Indonesia’s economic growth unexpectedly accelerated in the second quarter as rising prices and demand for the nation’s coal, palm oil and rubber pushed exports to a record. Southeast Asia’s largest economy expanded 6.4 percent from a year earlier, after growing 6.3 percent in the previous three months, according to the latest data from the Central Statistics Bureau

Indonesia’s exports reached an unprecedented $12.9 billion in June as rising shipments to India and China offset weaker demand from the U.S., Asia’s biggest market. Stronger overseas sales may allow the central bank to raise interest rates from an 18-month high to tame inflation. Indonesia’s benchmark index rose 1.2 percent on the news in Jakarta, while the rupiah was unchanged at 9,185 per dollar.

The central bank raised its benchmark rate for a fourth month on Aug. 5, to 9 percent. Consumer prices jumped 11.9 percent in July from a year earlier and bank loans increased 32 percent. Wholesale-price inflation accelerated to 34.7 percent in June, the fastest pace in nine years.

Exports grew 16.1 percent in the second quarter, the fastest pace in three years. India and China bought 15 percent of Indonesia’s exports in May, compared with 13 percent for the whole of 2006, according to the July data. The U.S. accounted for 11 percent of the nation’s exports in May.
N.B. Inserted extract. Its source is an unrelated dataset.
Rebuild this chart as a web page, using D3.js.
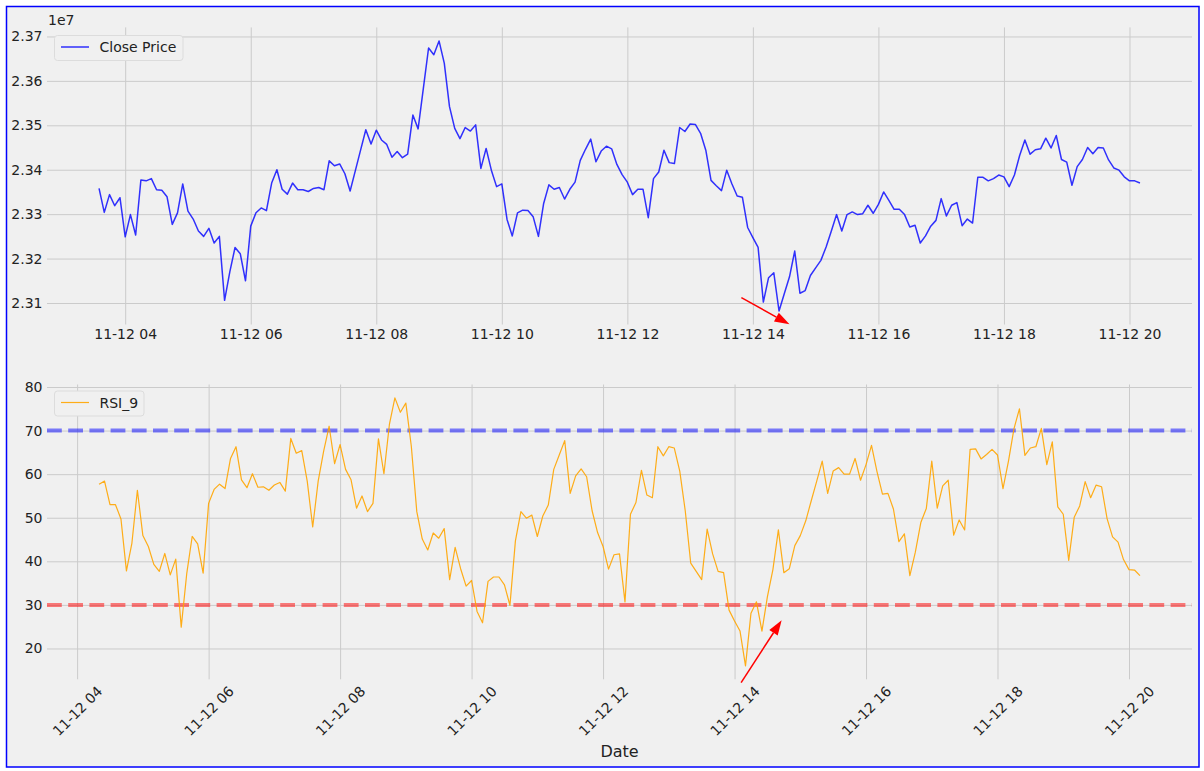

In Indonesia, cheap credit till May and rising sales of coal, palm oil and rubber boosted rural incomes and spending, particularly in provinces in Sumatra and the Indonesian part of Borneo island, which produce most of the nation’s palm oil. Sumatra and Borneo also produce the biggest share of the country’s rubber, with Sulawesi producing most of its cocoa.

Car sales surged to a record 54,631 units in June.

Still, a decline in commodity prices since the end of June may reduce farmer incomes and damp consumption, which accounts for about 70 percent of the $365 billion economy. Consumption growth slowed to 5.3 percent in the second quarter from a year earlier, compared with a 5.5 percent gain in the previous three months, according to today’s report. Government spending grew 2.2 percent after rising 3.6 percent in the first quarter.

Palm oil in Malaysia has declined 42 percent from its March 4 record. Coal prices at Australia’s Newcastle port, a benchmark for Asia, fell 2.6 percent last week to $156.16 a ton, according to the globalCOAL NEWC Index.

The International Monetary Fund, in its annual assessment of Indomesia this week, “welcomed the resilience of the Indonesian economy to the global slowdown and financial market turmoil, underpinned by strong macroeconomic fundamentals and the highly liquid and well-capitalised banking system”. It forecast growth would reach 6.3 per cent next year.

Exports accounted for 30 per cent of growth in the second quarter, far lower than in neighbouring countries, while consumer spending represented 60.3 per cent. Quarter-on-quarter growth was 2.44 per cent, compared with 2.19 per cent in the first quarter. Indonesia’s business confidence index rose to 114.55, its highest level for four years, indicating a strongly positive outlook, the national statistics agency said. A figure of 100 is considered neutral. Consumer confidence, however, fell to 93.84, its lowest level in three years, on the back of a 30 per cent fuel price increase in May and rising inflation.

A fall in commodity prices over the past two months will slow growth, but this will be partly compensated for by increased government spending on infrastructure, especially power. The finance ministry said this week the government had spent only 36.7 per cent of its 2008 budget in the first half of the year.

The budget deficit is now expected to be about 1.9 per cent of GDP this year up from the originally intended 1.5 percent in order to fund an additional education budget. This week the constitutional court ruled that, in line with the constitution, education spending must be 20 per cent of the government’s budget, a figure it has never reached in the last decade.